What these reports highlight is that the assumption about SAR as a pull factor is either weak or unfounded. The picture is much more complex and policy responses need to reflect that.
Despite these findings, the assumption about the SAR as a pull factor is still deeply anchored in policy and popular debate around responses to migration in the Mediterranean. It pervades policies and public discussions in different reception countries across Europe, from Greece where border crossers are stuck, to France that seeks to avoid a creation of a new “Jungle” off Calais. It is also very much present in countries like Norway, much further away from the Mediterranean and with very few arrivals in recent years (2655 asylum applicants in 2018, and 2305 in 2019, the lowest number since the mid-1990’s). This focus appears to be symptomatic of the way the EU is struggling to deal with and respond to the “migration issue”, and analysing this debate indeed tells us several things about the state of EU policies in this area – or the state of the stalemate.

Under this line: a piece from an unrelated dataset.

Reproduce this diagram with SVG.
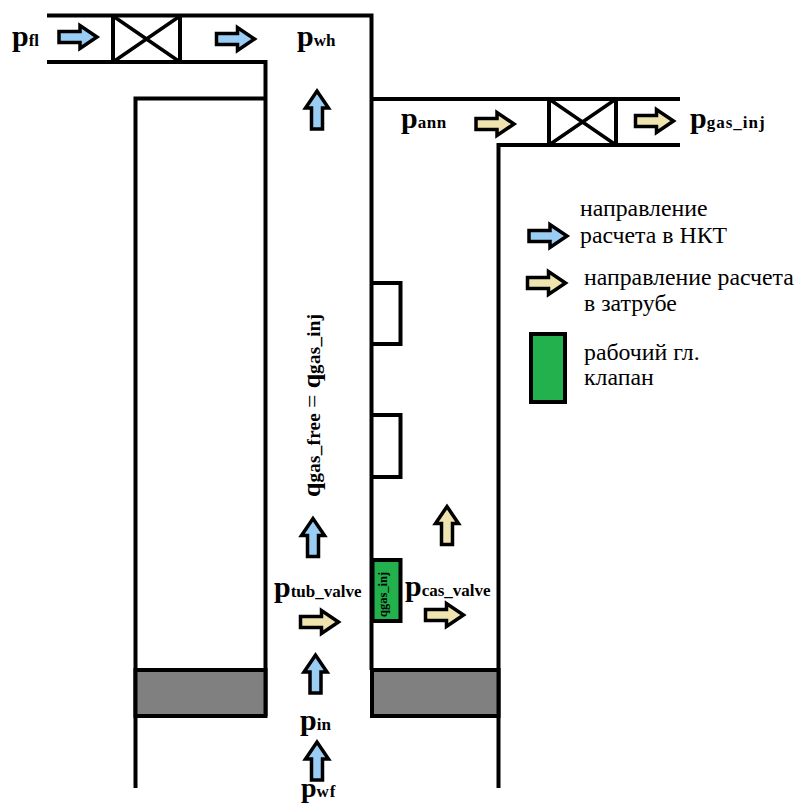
<svg xmlns="http://www.w3.org/2000/svg" width="795" height="803" viewBox="0 0 795 803">
<style>
.l{fill:none;stroke:#000;stroke-width:4}
.x{fill:none;stroke:#000;stroke-width:3.500}
.g{stroke:#000;stroke-width:4;fill:#808080}
.v{stroke:#000;stroke-width:4;fill:#22b14c}
.t{font-family:"Liberation Serif",serif;font-weight:bold;font-size:30px;fill:#000}
.s{font-size:17px}
.r{font-size:19px;letter-spacing:.3px}
.n{font-family:"Liberation Serif",serif;font-size:23.800px;fill:#000}
.ab{fill:#99cdf3}.at{fill:#efe4b0}
</style>
<defs>
<polygon id="ar" points="-19,-5.500 2,-5.500 2,-11.500 19,0 2,11.500 2,5.500 -19,5.500" stroke="#000" stroke-width="3.500" stroke-linejoin="miter"/>
</defs>
<rect width="795" height="803" fill="#fff"/>
<g id="pipes">
<path class="l" d="M47 15.500H371.500V670M47 62H265.500V716M135.500 788V98.500H265.500M371.500 99H680M680 145H498.500V788"/>
</g>
<g id="packer-left"><rect class="g" x="135.500" y="670" width="130" height="46"/></g>
<g id="packer-right"><rect class="g" x="372" y="670" width="126.500" height="46"/></g>
<g id="valve-top"><path class="l" d="M113 16V62M180 16V62"/><path class="x" d="M113 16L180 62M180 16L113 62"/></g>
<g id="valve-ann"><path class="l" d="M549 99V145M616 99V145"/><path class="x" d="M549 99L616 145M616 99L549 145"/></g>
<g id="mandrel-1"><path class="l" d="M372 283H400.500V344H372"/></g>
<g id="mandrel-2"><path class="l" d="M372 415H400.500V477H372"/></g>
<g id="gas-valve"><rect class="v" x="372.500" y="560" width="28" height="61"/>
<text class="t" transform="translate(387 617) rotate(-90)" style="font-size:12.500px">qgas_inj</text></g>
<g id="legend-tubing-swatch"><use href="#ar" class="ab" transform="translate(548 236)"/></g>
<g id="legend-annulus-swatch"><use href="#ar" class="at" transform="translate(546.500 283)"/></g>
<g id="legend-valve-swatch"><rect class="v" x="531" y="334" width="34" height="68"/></g>
<g id="connectors">
<use href="#ar" class="ab" transform="translate(78 37)"/>
<use href="#ar" class="ab" transform="translate(235.500 39)"/>
<use href="#ar" class="ab" transform="translate(317 110) rotate(-90)"/>
<use href="#ar" class="at" transform="translate(495 124)"/>
<use href="#ar" class="at" transform="translate(654.500 121)"/>
<use href="#ar" class="ab" transform="translate(313 537.500) rotate(-90)"/>
<use href="#ar" class="at" transform="translate(447 525.500) rotate(-90)"/>
<use href="#ar" class="at" transform="translate(319.500 622)"/>
<use href="#ar" class="at" transform="translate(444.500 615)"/>
<use href="#ar" class="ab" transform="translate(315.500 674) rotate(-90)"/>
<use href="#ar" class="ab" transform="translate(317 761) rotate(-90)"/>
</g>
<g id="labels">
<text class="t" x="12" y="46">p<tspan class="s">fl</tspan></text>
<text class="t" x="297" y="46">p<tspan class="s">wh</tspan></text>
<text class="t" x="401" y="128">p<tspan class="s" letter-spacing=".6">ann</tspan></text>
<text class="t" x="690" y="128">p<tspan class="s" letter-spacing="1">gas_inj</tspan></text>
<text class="t" x="274" y="597">p<tspan class="s">tub_valve</tspan></text>
<text class="t" x="405" y="596">p<tspan class="s">cas_valve</tspan></text>
<text class="t" x="300" y="730">p<tspan class="s">in</tspan></text>
<text class="t" x="301" y="797" style="font-size:28px">p<tspan class="s" letter-spacing=".8">wf</tspan></text>
<text class="t" transform="translate(320 497) rotate(-90)" style="font-size:26px">q<tspan class="r">gas_free </tspan><tspan style="font-size:24px;font-weight:normal">= </tspan>q<tspan class="r" letter-spacing="1">gas_inj</tspan></text>
</g>
<g id="legend-text">
<text class="n" x="580" y="216">направление</text>
<text class="n" x="580" y="243">расчета в НКТ</text>
<text class="n" x="584" y="285">направление расчета</text>
<text class="n" x="584" y="311">в затрубе</text>
<text class="n" x="584" y="360">рабочий гл.</text>
<text class="n" x="584" y="385">клапан</text>
</g>
</svg>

First, debates about how to solve the Mediterranean crisis over the past years have been complex, as well as intense and polarising, with seemingly few solutions in sight. In such a setting, it becomes important to point to certain causes, or ideally, actors to blame. While the focus a few years ago was to a large extent on the smugglers as the root cause and actors to blame for the Mediterranean migration, the blame is now on the rescuers, for “playing into the hands of the smugglers”. Condemning the presence of the rescue vessels also becomes a way to point to a “solution”, at the time when there are seemingly very few solutions in sight. Returning them to Libya is not legally feasible, as it is not considered a “safe harbour” (see upcoming post by Røsæg), and seeking to establish asylum reception centres in Libya also pose several legal, practical and political challenges. The fact that intense policy efforts and enormous financial spendings to reinforce European border security have not put an end to the tragic situation in the Mediterranean, with people still attempting the perilous journey, also creates a political need for someone to blame.

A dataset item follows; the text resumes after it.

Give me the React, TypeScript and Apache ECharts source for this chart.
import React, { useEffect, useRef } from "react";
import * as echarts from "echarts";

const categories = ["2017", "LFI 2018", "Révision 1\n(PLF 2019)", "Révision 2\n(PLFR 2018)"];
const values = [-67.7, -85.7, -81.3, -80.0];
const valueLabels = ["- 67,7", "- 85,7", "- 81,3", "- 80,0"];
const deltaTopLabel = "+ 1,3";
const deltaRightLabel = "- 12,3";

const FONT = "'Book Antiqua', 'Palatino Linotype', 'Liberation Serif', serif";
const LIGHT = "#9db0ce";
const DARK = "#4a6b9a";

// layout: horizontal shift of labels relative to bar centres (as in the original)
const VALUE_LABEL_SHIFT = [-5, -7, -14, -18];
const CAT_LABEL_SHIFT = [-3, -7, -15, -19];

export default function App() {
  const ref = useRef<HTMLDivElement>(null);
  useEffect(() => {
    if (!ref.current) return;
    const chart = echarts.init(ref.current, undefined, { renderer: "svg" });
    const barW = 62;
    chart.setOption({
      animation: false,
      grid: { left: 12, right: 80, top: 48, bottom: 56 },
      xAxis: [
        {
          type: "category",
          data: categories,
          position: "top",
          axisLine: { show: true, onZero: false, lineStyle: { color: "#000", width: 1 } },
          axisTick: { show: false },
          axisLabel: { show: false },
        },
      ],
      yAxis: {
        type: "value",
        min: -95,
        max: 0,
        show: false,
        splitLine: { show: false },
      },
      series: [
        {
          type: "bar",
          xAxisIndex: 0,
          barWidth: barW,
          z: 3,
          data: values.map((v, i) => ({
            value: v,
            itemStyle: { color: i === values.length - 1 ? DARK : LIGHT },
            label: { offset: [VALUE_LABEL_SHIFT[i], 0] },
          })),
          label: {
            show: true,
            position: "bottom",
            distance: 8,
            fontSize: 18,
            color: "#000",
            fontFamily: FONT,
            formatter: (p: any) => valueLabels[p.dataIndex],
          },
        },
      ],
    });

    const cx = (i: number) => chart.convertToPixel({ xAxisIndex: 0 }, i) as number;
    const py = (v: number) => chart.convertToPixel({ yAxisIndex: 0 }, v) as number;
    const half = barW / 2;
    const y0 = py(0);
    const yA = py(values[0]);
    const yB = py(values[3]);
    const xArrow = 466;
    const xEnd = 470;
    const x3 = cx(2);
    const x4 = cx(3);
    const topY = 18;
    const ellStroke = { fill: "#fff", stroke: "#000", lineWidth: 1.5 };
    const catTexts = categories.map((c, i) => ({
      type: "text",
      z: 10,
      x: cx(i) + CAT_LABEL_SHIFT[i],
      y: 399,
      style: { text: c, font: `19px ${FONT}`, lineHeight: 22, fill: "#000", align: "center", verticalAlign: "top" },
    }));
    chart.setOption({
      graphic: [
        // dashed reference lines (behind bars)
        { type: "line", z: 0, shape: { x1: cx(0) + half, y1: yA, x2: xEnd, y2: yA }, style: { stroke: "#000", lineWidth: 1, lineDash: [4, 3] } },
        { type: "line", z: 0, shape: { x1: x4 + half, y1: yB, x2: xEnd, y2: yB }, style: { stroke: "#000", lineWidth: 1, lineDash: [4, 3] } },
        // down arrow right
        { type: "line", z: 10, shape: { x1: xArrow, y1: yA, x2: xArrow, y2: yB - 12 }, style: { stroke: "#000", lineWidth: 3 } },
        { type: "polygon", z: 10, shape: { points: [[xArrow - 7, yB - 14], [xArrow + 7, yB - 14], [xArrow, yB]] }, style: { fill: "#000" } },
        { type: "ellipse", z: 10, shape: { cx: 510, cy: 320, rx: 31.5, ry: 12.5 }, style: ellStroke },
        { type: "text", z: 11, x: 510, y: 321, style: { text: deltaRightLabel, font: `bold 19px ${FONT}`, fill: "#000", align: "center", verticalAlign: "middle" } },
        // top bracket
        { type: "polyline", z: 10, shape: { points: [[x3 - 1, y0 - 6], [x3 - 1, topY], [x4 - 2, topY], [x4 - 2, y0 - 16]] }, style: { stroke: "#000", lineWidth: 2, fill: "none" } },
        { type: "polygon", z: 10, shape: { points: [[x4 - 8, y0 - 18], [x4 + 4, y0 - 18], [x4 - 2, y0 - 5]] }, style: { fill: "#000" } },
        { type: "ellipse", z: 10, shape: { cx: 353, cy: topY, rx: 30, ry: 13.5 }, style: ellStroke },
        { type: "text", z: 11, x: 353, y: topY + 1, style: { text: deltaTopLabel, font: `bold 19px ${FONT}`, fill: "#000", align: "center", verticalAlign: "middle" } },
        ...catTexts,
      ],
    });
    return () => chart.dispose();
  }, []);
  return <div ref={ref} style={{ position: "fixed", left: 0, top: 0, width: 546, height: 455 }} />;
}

Finally, the tragic humanitarian situation at Europe’s borders today is likely not the result of an inability of providing an official Search and Rescue operation, but is first and foremost a product of an unwillingness to provide better and more assistance to border crossers. This unwillingness is inherently tied together with the idea that any form of aid runs the risk of both “fixating” already arrived migrants and encouraging more to come. The humanitarian concerns, however, are not absent from European policy makers’ discussions in this area, which also constitutes the strength of the “pull factor theory”: as it is argued that is for humanitarian reasons that we should refrain from rescuing, as these practices contribute to maintain the same humanitarian suffering. Such rhetoric is the main reason why this assumption that links the SAR and increased mobility should continue to be challenged and debated.